Ахмату пришлось совершить обходное движение. Он перешел Оку значительно выше Калуги, оттуда повернул к Угре и остановился, завидев на восточном берегу русское войско. Все происходило в конце июня и в первой половине августа.

Москва между тем села в осаду. Великую княгиню Софью Иван отправил вместе с казной на Белоозеро. Его мать, митрополит Геронтий, ростовский владыка Вассиан остались в Москве. Оборона Москвы была поручена московскому наместнику князю Ивану Юрьевичу Патрикееву.

В Москве царило волнение. Приезд князя из Коломны расценивался чуть ли не как бегство от войска. Все требовали битвы с Ордой. Объективно могло сложиться впечатление, что великий князь растерялся.

Летописцы единодушно приписывают Ивану Васильевичу значительные колебания, едва ли не возводя на него обвинение в растерянности и трусости. Будто бы он очень прислушивался к советам ближних своих Ощеры и Мамонова отвести войска за Москву, сдать город, а самому скрыться в Белоозерье, а то и на Северной Двине. Будто бы голоса советчиков и колебания великого князя были заглушены увещеваниями митрополита и упреками ростовского владыки Вассиана. Приводится текст обращения к князю этого незаурядного церковного оратора. Якобы он заявил великому князю, когда тот приехал из Коломны в Москву: «Вся кровь христианская падет на тебя за то, что, выдавши христианство, бежишь прочь, бою с татарами не поставивши и не бившись с ними; зачем боишься смерти? Не бессмертный ты человек, смертный, а без сроку смерти нет ни человеку, ни птице, ни зверю; дай мне, старику, войско в руки, увидишь, уклоню ли я лицо свое перед татарами!»

Летописцы сбили с толку и некоторых историков, которые изобразили Ивана Васильевича в деле с Ахматом и оробевшим и колеблющимся. Иные его поступки, продиктованные глубоким замыслом, истолковывались как желание уклониться от решающей битвы. Но этот образ Ивана Васильевича, созданный летописцами, а за ними и некоторыми историками, никак не согласуется ни со всей его деятельностью, ни с его талантом дипломата, властителя, организатора могучего государства.

В качестве доказательства его неустойчивой позиции приводится такой пример. Иван Васильевич послал на Угру к сыну грамоту, чтобы тот немедленно ехал в Москву. Сын не послушал отца. Когда к нему послали вторично, ответил: «Умру здесь, а к отцу не пойду». Думается, что со стоянием на Угре все было сложнее, чем это передано летописцами. Летописи писались церковниками, их составители обычно держались в традициях старых повествований.

События на Куликовом поле и поход хана Ахмата во многом совпадают.

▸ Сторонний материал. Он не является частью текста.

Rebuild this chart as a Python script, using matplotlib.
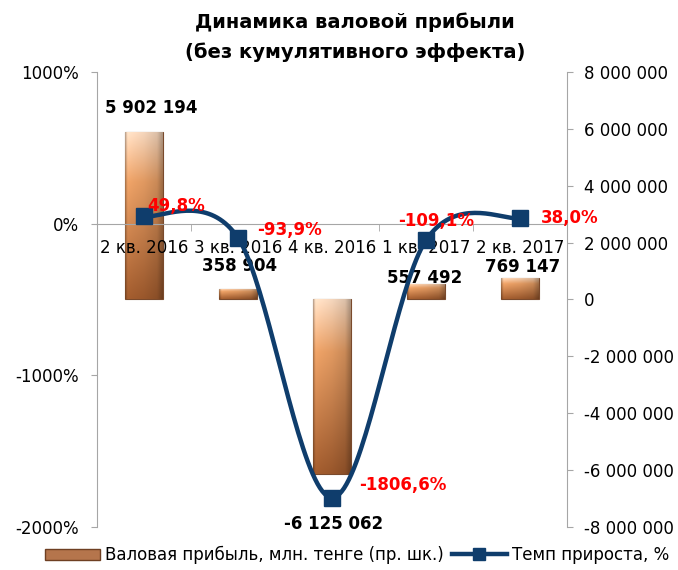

В повестях о Мамаевом побоище много внимания уделено роли церкви, в особенности Сергию Радонежскому, как вдохновителю Дмитрия Донского. Понадобился и здесь церковный вдохновитель.

В повестях о Куликовской битве митрополит стоит на втором месте после Сергия, здесь на первое место выдвигается ростовский владыка Вассиан. Разница лишь в том, что Сергий всей своей деятельностью, предшествующей Куликовской битве, выступал как политический деятель, как организатор единства Северо-Восточной Руси, как организатор переселения русских людей с южных окраин на северные земли. Его значение как помощника великого князя в организации отпора Мамаеву нашествию никак не сравнимо с ролью церковных деятелей при Иване Васильевиче, и, чтобы ее подчеркнуть, не понадобилось ли показать великого князя колеблющимся?

Несомненно, могли найтись советчики, которые звали князя в отход, но, конечно, не было недостатка и в тех, кто раньше времени рвался в бой. На наш взгляд, и те и другие голоса советчиков потому и звучали громко, что Иван Васильевич не торопился раскрыть свой замысел. Он, как и прежде, битве предпочитал дипломатические маневры и отзывал сына от войска, опасаясь, что тот ввяжется в бой.

Иван Васильевич подготовил к осаде Москву, снесся еще раз с взбунтовавшимися братьями, нарядил посольство к Менгли-Гирею, дал знать в Киев своим сторонникам, что пора приступать к активным действиям против Казимира, и отбыл на Угру. Его всячески подталкивали на сражение, а он ждал известий из Киева, ждал, когда Менгли-Гирей выступит против находившихся в тесном союзе Казимира и Ахмата.